1. An image fiber unit comprising: an image fiber (4) and an image fiber protective layer
(3) surrounding the image fiber (4), wherein
the image fiber (4) comprises cores and a common cladding enclosing the cores,
the image fiber (4) includes a twisted portion (2) having a middle portion with a
constant rotational angle per millimeter, and a beginning portion and an end portion
both located adjacent to the middle portion and both having a variable rotational
angle per millimeter,
in the beginning portion, the rotational angle per millimeter gradually increases
towards the middle portion,
in the end portion, the rotational angle per millimeter gradually decreases away from
the middle portion towards an untwisted portion,
the image fiber unit further comprises a protective element (5) disposed around the
twisted portion (2), and
the image fiber protective layer (3) disposed around the image fiber (4) except the
twisted portion (2).
2. An image fiber unit according to claim 1, wherein the rotational angle per millimeter
in the middle portion is a value selected from a range of 5°/mm to 100°/mm.
3. An image fiber unit according to claim 1, wherein the length of the reinforcing pipe
(6) is greater than the length of the twisted portion (2).
4. An image fiber unit according to claim 1, wherein the reinforcing pipe (6) overlaps
the image fiber protective layer (3) by 1 to 10 mm.
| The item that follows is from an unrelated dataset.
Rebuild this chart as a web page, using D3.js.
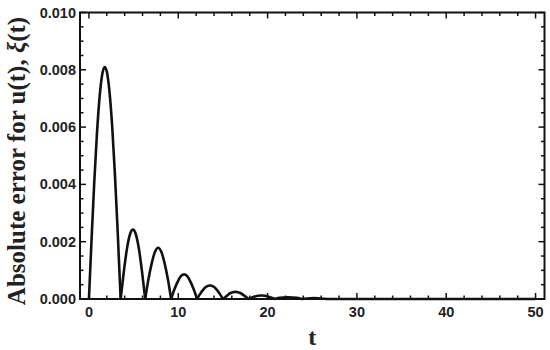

5. An image fiber unit according to claim 1, wherein inside portions of the reinforcing
pipe (6) are chamfered.
6. An image fiber unit according to claim 1, wherein ends of the reinforcing pipe (6)
are flared.
7. An image fiber unit according to claim 1, wherein a middle portion of the reinforcing
pipe (6) is shaped so that the middle portion is made thicker than other portion of
the reinforcing pipe (6).
8. An image fiber unit according to claim 1, wherein an end portion of the twisted portion
(2) is polished.
9. An image fiber unit according to claim 1, wherein the rotational angle per millimeter
in the twisted portion (2) is within a range such that the elongated lengths of the
cores due to twisting do not exceed four times the original lengths thereof.
10. An image fiber unit according to claim 1, wherein the protective element (5) comprises
a reinforcing pipe (6) and an adhesive (7) that adheres the reinforcing pipe (6) to
the image fiber (4), and the reinforcing pipe (6) overlaps the image fiber protective
layer (3).
11. An image fiber unit according to claim 1, wherein the protective element (5) comprises
an additional protective layer, and the additional protective layer overlaps the image
fiber protective layer (3).
12. An image fiber unit according to claim 11, wherein the additional protective layer
is made of the same resin material as that of the image fiber protective layer (3).
13. A fiber scope comprising an image fiber unit according to claim 1.